In Guinea, groups of mothers work together to keep girls in school
By Timothy La Rose, Ikuko Shimizu and Gervais Havyarimana
“Whatever you do in the future, you will do it better with literacy.”
–Sophie Koulibary, president, village association of mothers of girl students
MANDIANA DISTRICT, Guinea, 5 November 2013 – At the end of her first shift at the mine, Saran realized she had made a terrible mistake. Just 13 years old, she had been lured by the promise of wealth to be found in the gold mines of Siguiri. She had dropped out of school and, together with her friend Mariam, found her way to a mining camp 55 km away.
“We went to the mine because there was no money,” she says. “I would see other girls come back with new clothes and extra money for their parents.”
Her job, for which she earned less than $US1.50 per day, was to sift through dirt for small pieces of gold. Her work began at 7 a.m. and ended after dinner. There were no weekends. Young miners could come and go from her sleeping quarters, a doorless, shared hut.
Without permission from her host family, who pressured her every day to find gold, she could not leave.
Education for protection
In Guinea, only 34 per cent of girls in rural communities complete their primary education. Saran’s story is not uncommon.
There is a significant gap between the education of girls and boys in the country. According to the Ministry of Pre-university and Civic Education Annual Statistics, 51 per cent of girls complete primary education; the gender parity index for this indicator is 0.76. Studies including one supported by UNICEF Guinea on gender disparity in the education sector have demonstrated that poverty, distance between school and home, a shortage of teachers, physical and sexual violence, as well as early marriage and pregnancy, are among the reasons girls are not in school.

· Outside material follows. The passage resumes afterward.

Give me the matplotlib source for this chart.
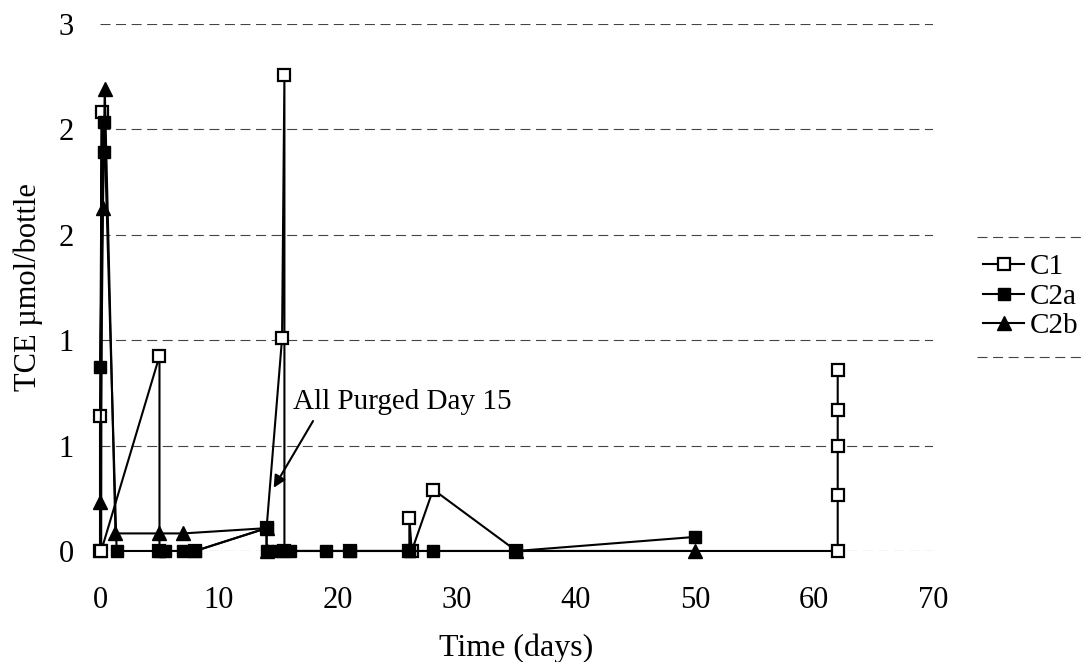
import matplotlib
matplotlib.use("Agg")
import matplotlib.pyplot as plt
from matplotlib.lines import Line2D

# values (days, TCE umol/bottle)
c1_days = [0, 0, 0.15, 0.1, 5, 5, 8, 14, 15.3, 15.5, 15.5, 21, 26, 26, 26.2, 28, 35, 62, 62, 62, 62, 62]
c1_vals = [0, 0.77, 2.5, 0, 1.11, 0, 0, 0.13, 1.21, 2.71, 0, 0, 0, 0.19, 0, 0.35, 0, 0, 0.32, 0.6, 0.8, 1.03]

c2a_days = [0, 0.3, 0.35, 1.4, 5, 5.5, 7, 8, 14, 14, 15, 16, 19, 21, 26, 28, 35, 50]
c2a_vals = [1.05, 2.27, 2.44, 0, 0, 0, 0, 0, 0.13, 0, 0, 0, 0, 0, 0, 0, 0, 0.08]

c2b_days = [0, 0.25, 0.4, 1.3, 5, 7, 14, 14, 35, 50]
c2b_vals = [0.28, 1.95, 2.63, 0.1, 0.1, 0.1, 0.13, 0, 0, 0]

y_ticks = [0, 0.6, 1.2, 1.8, 2.4, 3.0]
y_tick_labels = ["0", "1", "1", "2", "2", "3"]
x_ticks = [0, 10, 20, 30, 40, 50, 60, 70]

plt.rcParams["font.family"] = ["Liberation Serif", "DejaVu Serif"]

fig = plt.figure(figsize=(10.81, 6.62), dpi=100)
ax = fig.add_axes([0.0925, 0.1677, 0.7705, 0.796])

line_kw = dict(color="black", lw=1.5, clip_on=False, zorder=3)
ax.plot(c1_days, c1_vals, marker="s", ms=8.5, mfc="white", mec="black", mew=1.6,
        label="C1", **line_kw)
ax.plot(c2a_days, c2a_vals, marker="s", ms=9, mfc="black", mec="black",
        label="C2a", **line_kw)
ax.plot(c2b_days, c2b_vals, marker="^", ms=10, mfc="black", mec="black",
        label="C2b", **line_kw)

ax.set_xlim(0, 70)
ax.set_ylim(0, 3)
ax.set_xticks(x_ticks)
ax.set_yticks(y_ticks)
ax.set_yticklabels(y_tick_labels)
ax.tick_params(axis="x", length=0, pad=25, labelsize=22)
ax.tick_params(axis="y", length=0, pad=19, labelsize=22)
for s in ax.spines.values():
    s.set_visible(False)
ax.grid(axis="y", color="#444444", lw=0.8, linestyle=(0, (9, 5)))
ax.set_axisbelow(True)

ax.set_xlabel("Time (days)", fontsize=23)
ax.xaxis.set_label_coords(0.5, -0.156)
ax.set_ylabel("TCE \u00b5mol/bottle", fontsize=22)
ax.yaxis.set_label_coords(-0.068, 0.5)

ax.annotate("All Purged Day 15", xy=(14.6, 0.36), xytext=(16.2, 0.85),
            ha="left", va="center", fontsize=21,
            arrowprops=dict(arrowstyle="-|>", color="black", lw=1.5,
                            mutation_scale=18, relpos=(0.11, 0.0),
                            shrinkA=3, shrinkB=0))

leg = fig.legend(loc="center left", bbox_to_anchor=(0.880, 0.552), frameon=False,
                 fontsize=21, handlelength=1.4, handletextpad=0.2,
                 labelspacing=0.1, borderpad=0.6)

# scanned legend box only shows its top and bottom edges
fig.canvas.draw()
bb = leg.get_window_extent().transformed(fig.transFigure.inverted())
for yy in (bb.y0, bb.y1):
    fig.add_artist(Line2D([bb.x0 + 0.01, bb.x1], [yy, yy], transform=fig.transFigure,
                          color="#444444", lw=0.8, linestyle=(0, (9, 5))))

fig.savefig("out.png", dpi=100)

Education helps protect girls – including from the child labour to which Saran was subjected. It reduces early marriage, and decreases infant and child mortality. Armed with an education, girls contribute to a fairer and more inclusive community.
Mobilizing mothers to keep girls in school
Innovation to keep girls in school is a priority for UNICEF Guinea. UNICEF and partners build child-friendly schools, reinforce the capacity of teachers and administrators and participate in political advocacy.
Another innovation is establishing local associations of mothers of girl students. Known as comités des mères des élèves filles or COMEFs, these associations work to improve girls’ access to learning and to ensure that they stay in school until they complete their primary education.
COMEF mothers, often with no education themselves, can be the most passionate and effective advocates for the education of their daughters.
The COMEF methodology is simple. First, staff from the Ministry of Pre-university and Civic Education sensitize teachers, administrators and mothers of girls on the value of girls’ education and the ability of an association to play a significant role as a strong partner. Next, instructions are given on how to create a COMEF within the school. Mothers elected to a COMEF are trained on community mobilization skills, negotiation skills and simple accounting to manage the committee.
Among the tasks COMEFs might face are assuaging parents’ fears that their girls will be exposed to sexual violence at school, and helping families purchase essential learning materials. The associations are also ‘first responders’. They visit schools to ensure that the girls are in attendance, and they can act quickly when a problem is identified.
Given that most women are illiterate, COMEFs are often supported by a designated teacher, reinforcing the channel of communication between a COMEF and the school.
UNICEF and partners remain in close contact with COMEFs to ensure their success.
COMEFs empowering mothers
Most COMEFs are linked to other income-generating activities for women, which can help ensure their financial sustainability.
COMEF mothers have said they are empowered through the associations. Before COMEFs existed, mothers were often poorly represented in parents’ associations. COMEFs have proven to be more effective in dealing with problems that are low priorities for parents’ associations. Moreover, through their experience with COMEFs, COMEF mothers become strong and authoritative in interactions with parents’ associations, school administrators and community leaders, as well as in their households.
With the confidence they gain, COMEF mothers often become role models for other mothers and their daughters.
Saran back in school
Sophie Koulibary is the president of the COMEF in Saran’s village. She and two other COMEF mothers learned that Saran had gone to the mines when they investigated her prolonged absence from class. They explained the importance of Saran’s education to her parents and convinced them to take the young girl back and permit her to return to school. They organized funds to bring her back. Saran’s brother traveled to the mines and secured her release.
Saran is now back in school. On 3 October, she entered Grade 6. When she finishes school, Saran says, she wants to be an advocate for other girls to attend school.
Through COMEFs, there has been an increase in the number of girls enrolling in school, and a reduction of drop-out rates. Mobilizing mothers and giving them tools to improve the lives of their daughters and other girls helps them, in turn, to increase community engagement and participation to promote girls’ education.
UNICEF Guinea continues to implement innovations for girls’ education. It has provided women community organizers with motorcycles to help them reach children in remote villages, as part of its Back to School distribution campaign. Additionally, UNICEF has created special report cards using a colour system so that illiterate parents can track their children’s progress.